For those who have been reading our blog avidly (and I expect that is most of you, of course), our first encounter with the concept of ‘workaway’ was in Coyhaique in Chile where our host forgot all about us, didn’t have space and we ended up staying with a brewer we door-stepped for a week.
This week was our second encounter. We had been in correspondence with David for a few months, whose project we liked the sound of, and agreed to spend a week with him helping on his build. All we knew was he was building an eco-hostel in Vargem Grande, a small village in the rainforest an hour outside Rio, and we were to help somehow. The way it works is that for around 5 hours a day of labour, we get a bed and food, pretty good deal!
We met up with David, a lovely young father of a 4-month old, and a very enthusiastic, passionate man. He kept telling us how excited he was we were there and how beautiful we were (if he wasn’t married with a kid I’d have been more creeped out).
He drove us to his building site via a waterfall for a quick dip plus a visit to numerous friends of his – he seems to know the entirety of Vargem Grande, despite not actually living there yet. The build is almost finished, but in the meantime he’s been living in an apartment in Barra, some 20 minutes away.
En route he explains to us that the floors in the house are being painted, so we can’t sleep there. Instead we are being hosted by Bill, his 65 year-old American neighbour!! When we arrive we find out that indeed we are being hosted by Bill for the first two nights until the floors are dry, which also means we need to work for Bill. Now Bill doesn’t live on a building site, so the only work he had for us was to clean.
Not quite the work we had expected, but the house and views were quite special, and we had a very enjoyable two days cleaning Bill’s house, enjoying his good cooking and the cosy evenings watching Homeland on Netflix with our new friend. Bill has lived in Brazil for over thirty years, but before that sold bikes in California (to California’s elite, including Robin Williams!), fought in the Vietnam war, and traveled extensively. Needless to say we had wonderful conversations and he was full of anecdotes and tips, so we genuinely loved our time with him.
We then moved up to the house, which was an entirely different world. Completely unfurnished, very modern, no wifi, deserted after 4pm, but with the best views in town. David didn’t have huge amounts of work for us, but we filled our time planting seeds in the many grow beds, painting numerous fences and doors and generally tidying up after the 6 full time builders.
The plan was to build a family home, but David being the dreamer he is (this build has taken 2 years so far, as he keeps adding dreams to the list!), the revised plan is now to be a self-sufficient family home plus hostel, with numerous eco friendly elements.
Although there wasn’t huge amounts to do, he was very keen to teach us about his way of life – he took us on drives, to the beaches (widely thought of as some of Rio’s best), to a farmers market and introduced us to his lovely family. He took us for very local meals, including our first try of fejoada, a bean stew, and farofa, a toasted manioc flour (which tasted like sand).
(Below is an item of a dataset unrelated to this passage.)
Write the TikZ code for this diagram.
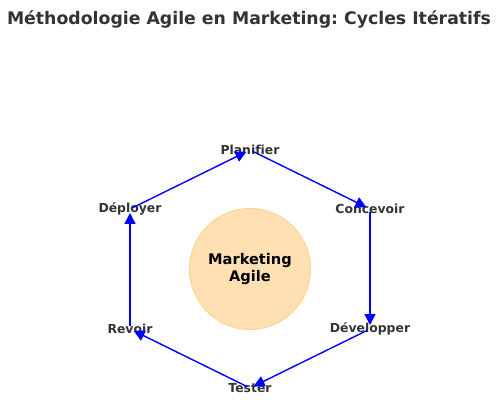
\documentclass[tikz,border=0pt]{standalone}
\usepackage{fontspec}
\setmainfont{DejaVu Sans}[Ligatures=NoCommon]
\frenchspacing
\usetikzlibrary{arrows.meta}
\definecolor{txtgray}{HTML}{333333}
\definecolor{circfill}{RGB}{255,224,178}
\definecolor{circedge}{RGB}{255,212,140}
\tikzset{
  steplabel/.style={text=txtgray, font=\fontsize{12.4}{14}\selectfont\bfseries, inner sep=0pt},
  cyclearrow/.style={draw=blue, line width=1.4pt, -{Triangle[length=11pt,width=11pt]}, shorten <=3pt, shorten >=4pt}
}
\begin{document}
\begin{tikzpicture}[x=1pt,y=-1pt]
\useasboundingbox (0,0) rectangle (500,403);
\node[text=txtgray, font=\fontsize{17.3}{20}\selectfont\bfseries, inner sep=0pt] (title) at (249,19) {Méthodologie Agile en Marketing: Cycles Itératifs};
\node[circle, minimum size=121pt, fill=circfill, draw=circedge, line width=1pt, inner sep=0pt, align=center, font=\fontsize{14.6}{17}\selectfont\bfseries] (center) at (250,269) {Marketing\\[0pt]Agile};
\coordinate (v1) at (250,150);
\coordinate (v2) at (370,209);
\coordinate (v3) at (370,329);
\coordinate (v4) at (250,388);
\coordinate (v5) at (130,329);
\coordinate (v6) at (130,209);
\node[steplabel] (l1) at (v1) {Planifier};
\node[steplabel] (l2) at (v2) {Concevoir};
\node[steplabel] (l3) at (v3) {Développer};
\node[steplabel] (l4) at (v4) {Tester};
\node[steplabel] (l5) at (v5) {Revoir};
\node[steplabel] (l6) at (v6) {Déployer};
\draw[cyclearrow] (v1) -- (v2);
\draw[cyclearrow] (v2) -- (v3);
\draw[cyclearrow] (v3) -- (v4);
\draw[cyclearrow] (v4) -- (v5);
\draw[cyclearrow] (v5) -- (v6);
\draw[cyclearrow] (v6) -- (v1);
\end{tikzpicture}
\end{document}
He also introduced us to couve juice, which many seemed to drink every morning without fail and was growing in copious amounts in the gardens. It translates as collard greens, closely related to kale, and is juiced with some apple juice to make a healthy (yet very bitter) start to the day.
We were also introduced to real rainforest nature – in the mere 5 days we were there we saw toucans, a snake, 5 crocodiles and too many lizards and iguanas to count!
Despite being only an hour outside Rio, it really is a different world, and one we’d hugely recommend seeing. Who knows, if you plan to travel to Rio any time in the new year (or more realistically later in the new year), do look up ‘Another World Hostel’, and go see for yourself.